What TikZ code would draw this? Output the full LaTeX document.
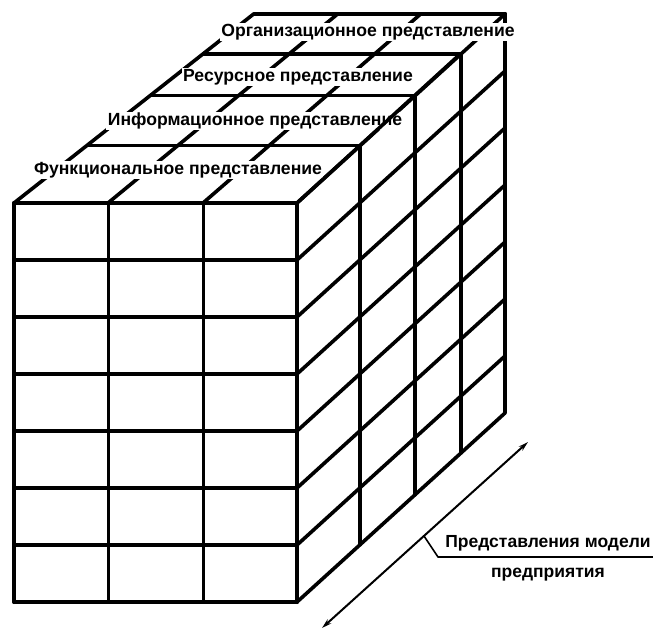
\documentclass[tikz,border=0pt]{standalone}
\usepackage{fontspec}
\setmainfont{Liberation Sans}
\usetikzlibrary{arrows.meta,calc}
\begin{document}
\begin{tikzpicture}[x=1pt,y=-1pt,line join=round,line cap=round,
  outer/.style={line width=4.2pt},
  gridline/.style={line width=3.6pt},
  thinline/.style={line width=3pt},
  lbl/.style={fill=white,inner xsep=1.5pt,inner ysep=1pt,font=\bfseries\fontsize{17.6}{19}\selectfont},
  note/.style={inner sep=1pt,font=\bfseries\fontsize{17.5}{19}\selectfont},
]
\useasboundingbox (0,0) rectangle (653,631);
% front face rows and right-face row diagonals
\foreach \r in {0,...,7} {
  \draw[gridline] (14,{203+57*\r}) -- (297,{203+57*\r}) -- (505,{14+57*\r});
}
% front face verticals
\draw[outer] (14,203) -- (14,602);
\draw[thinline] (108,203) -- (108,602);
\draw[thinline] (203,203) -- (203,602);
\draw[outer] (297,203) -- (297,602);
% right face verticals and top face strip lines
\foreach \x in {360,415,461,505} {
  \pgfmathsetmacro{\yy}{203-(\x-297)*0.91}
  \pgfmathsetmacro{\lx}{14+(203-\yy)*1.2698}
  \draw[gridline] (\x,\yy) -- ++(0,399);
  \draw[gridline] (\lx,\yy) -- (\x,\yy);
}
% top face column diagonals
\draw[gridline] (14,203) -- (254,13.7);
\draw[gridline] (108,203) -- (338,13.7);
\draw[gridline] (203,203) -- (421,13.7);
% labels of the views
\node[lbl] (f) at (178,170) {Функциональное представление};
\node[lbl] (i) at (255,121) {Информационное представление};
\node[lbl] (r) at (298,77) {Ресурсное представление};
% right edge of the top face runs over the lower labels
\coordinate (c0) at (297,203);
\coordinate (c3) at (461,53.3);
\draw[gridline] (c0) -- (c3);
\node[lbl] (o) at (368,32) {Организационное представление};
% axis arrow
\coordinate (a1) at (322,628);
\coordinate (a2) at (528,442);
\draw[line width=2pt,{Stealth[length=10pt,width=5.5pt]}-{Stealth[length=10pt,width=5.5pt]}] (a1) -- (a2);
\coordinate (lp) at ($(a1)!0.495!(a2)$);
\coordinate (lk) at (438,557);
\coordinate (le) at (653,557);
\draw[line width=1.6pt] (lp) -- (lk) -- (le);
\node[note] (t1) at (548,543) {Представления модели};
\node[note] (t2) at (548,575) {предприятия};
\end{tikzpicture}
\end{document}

· · · · ·

Except for the pictures, print the data above exactly.

:: WRITTEN REPLY ::
What TikZ code would draw this? Output the full LaTeX document.
\documentclass[tikz,border=0pt]{standalone}
\usepackage{fontspec}
\setmainfont{Liberation Sans}
\usetikzlibrary{arrows.meta,calc}
\begin{document}
\begin{tikzpicture}[x=1pt,y=-1pt,line join=round,line cap=round,
  outer/.style={line width=4.2pt},
  gridline/.style={line width=3.6pt},
  thinline/.style={line width=3pt},
  lbl/.style={fill=white,inner xsep=1.5pt,inner ysep=1pt,font=\bfseries\fontsize{17.6}{19}\selectfont},
  note/.style={inner sep=1pt,font=\bfseries\fontsize{17.5}{19}\selectfont},
]
\useasboundingbox (0,0) rectangle (653,631);
% front face rows and right-face row diagonals
\foreach \r in {0,...,7} {
  \draw[gridline] (14,{203+57*\r}) -- (297,{203+57*\r}) -- (505,{14+57*\r});
}
% front face verticals
\draw[outer] (14,203) -- (14,602);
\draw[thinline] (108,203) -- (108,602);
\draw[thinline] (203,203) -- (203,602);
\draw[outer] (297,203) -- (297,602);
% right face verticals and top face strip lines
\foreach \x in {360,415,461,505} {
  \pgfmathsetmacro{\yy}{203-(\x-297)*0.91}
  \pgfmathsetmacro{\lx}{14+(203-\yy)*1.2698}
  \draw[gridline] (\x,\yy) -- ++(0,399);
  \draw[gridline] (\lx,\yy) -- (\x,\yy);
}
% top face column diagonals
\draw[gridline] (14,203) -- (254,13.7);
\draw[gridline] (108,203) -- (338,13.7);
\draw[gridline] (203,203) -- (421,13.7);
% labels of the views
\node[lbl] (f) at (178,170) {Функциональное представление};
\node[lbl] (i) at (255,121) {Информационное представление};
\node[lbl] (r) at (298,77) {Ресурсное представление};
% right edge of the top face runs over the lower labels
\coordinate (c0) at (297,203);
\coordinate (c3) at (461,53.3);
\draw[gridline] (c0) -- (c3);
\node[lbl] (o) at (368,32) {Организационное представление};
% axis arrow
\coordinate (a1) at (322,628);
\coordinate (a2) at (528,442);
\draw[line width=2pt,{Stealth[length=10pt,width=5.5pt]}-{Stealth[length=10pt,width=5.5pt]}] (a1) -- (a2);
\coordinate (lp) at ($(a1)!0.495!(a2)$);
\coordinate (lk) at (438,557);
\coordinate (le) at (653,557);
\draw[line width=1.6pt] (lp) -- (lk) -- (le);
\node[note] (t1) at (548,543) {Представления модели};
\node[note] (t2) at (548,575) {предприятия};
\end{tikzpicture}
\end{document}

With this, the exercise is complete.